▶ Material provided
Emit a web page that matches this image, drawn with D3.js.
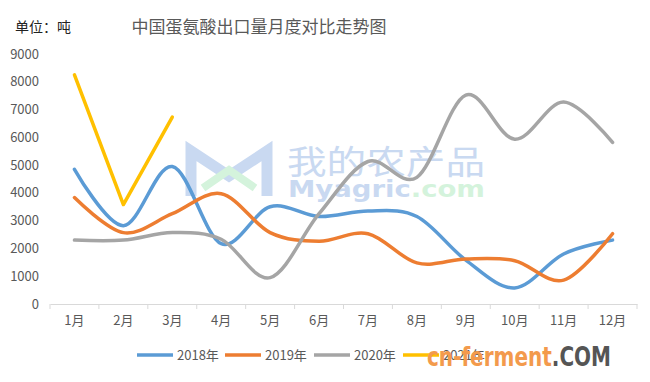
* * *
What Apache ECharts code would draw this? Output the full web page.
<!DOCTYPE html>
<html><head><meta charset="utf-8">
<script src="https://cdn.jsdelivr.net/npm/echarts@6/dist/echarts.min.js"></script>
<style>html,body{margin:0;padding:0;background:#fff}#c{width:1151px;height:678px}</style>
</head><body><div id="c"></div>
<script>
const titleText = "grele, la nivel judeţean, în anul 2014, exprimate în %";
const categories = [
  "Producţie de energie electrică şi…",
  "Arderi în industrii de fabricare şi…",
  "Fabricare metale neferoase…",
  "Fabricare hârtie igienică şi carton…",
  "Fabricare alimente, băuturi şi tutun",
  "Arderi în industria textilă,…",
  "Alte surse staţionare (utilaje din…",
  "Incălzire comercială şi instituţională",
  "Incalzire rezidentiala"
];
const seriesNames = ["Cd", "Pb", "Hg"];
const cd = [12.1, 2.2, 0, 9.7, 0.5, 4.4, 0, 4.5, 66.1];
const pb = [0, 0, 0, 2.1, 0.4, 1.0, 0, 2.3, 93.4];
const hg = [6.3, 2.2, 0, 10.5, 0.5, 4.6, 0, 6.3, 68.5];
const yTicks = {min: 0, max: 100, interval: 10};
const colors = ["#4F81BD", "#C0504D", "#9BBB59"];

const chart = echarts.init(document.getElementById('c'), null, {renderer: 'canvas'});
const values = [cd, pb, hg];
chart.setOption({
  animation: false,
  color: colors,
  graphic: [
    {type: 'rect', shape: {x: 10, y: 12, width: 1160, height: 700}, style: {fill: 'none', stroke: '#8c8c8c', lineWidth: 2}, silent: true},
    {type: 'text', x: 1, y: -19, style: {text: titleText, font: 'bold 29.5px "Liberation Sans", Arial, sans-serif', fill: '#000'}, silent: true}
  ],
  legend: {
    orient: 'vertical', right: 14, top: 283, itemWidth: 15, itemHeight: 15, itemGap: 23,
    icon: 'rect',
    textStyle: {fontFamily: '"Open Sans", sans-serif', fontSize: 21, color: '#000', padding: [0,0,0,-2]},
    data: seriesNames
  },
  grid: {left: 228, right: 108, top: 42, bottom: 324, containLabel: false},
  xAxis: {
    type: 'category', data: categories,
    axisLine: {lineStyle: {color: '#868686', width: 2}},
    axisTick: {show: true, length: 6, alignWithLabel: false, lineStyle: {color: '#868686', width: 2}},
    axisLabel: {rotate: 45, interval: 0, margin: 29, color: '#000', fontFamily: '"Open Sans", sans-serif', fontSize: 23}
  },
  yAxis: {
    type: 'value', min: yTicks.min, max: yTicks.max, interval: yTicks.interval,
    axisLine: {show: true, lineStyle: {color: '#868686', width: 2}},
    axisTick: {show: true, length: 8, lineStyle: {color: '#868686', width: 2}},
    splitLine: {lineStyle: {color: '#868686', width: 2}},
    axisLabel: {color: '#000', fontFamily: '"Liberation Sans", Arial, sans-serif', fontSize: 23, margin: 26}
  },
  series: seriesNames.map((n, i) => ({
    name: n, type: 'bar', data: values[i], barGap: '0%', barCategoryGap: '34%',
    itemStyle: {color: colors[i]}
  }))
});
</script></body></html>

▶ Problem statement
Return only those lines of the records that contain the string "page".

▶ Full solution
Emit a web page that matches this image, drawn with D3.js.
What Apache ECharts code would draw this? Output the full web page.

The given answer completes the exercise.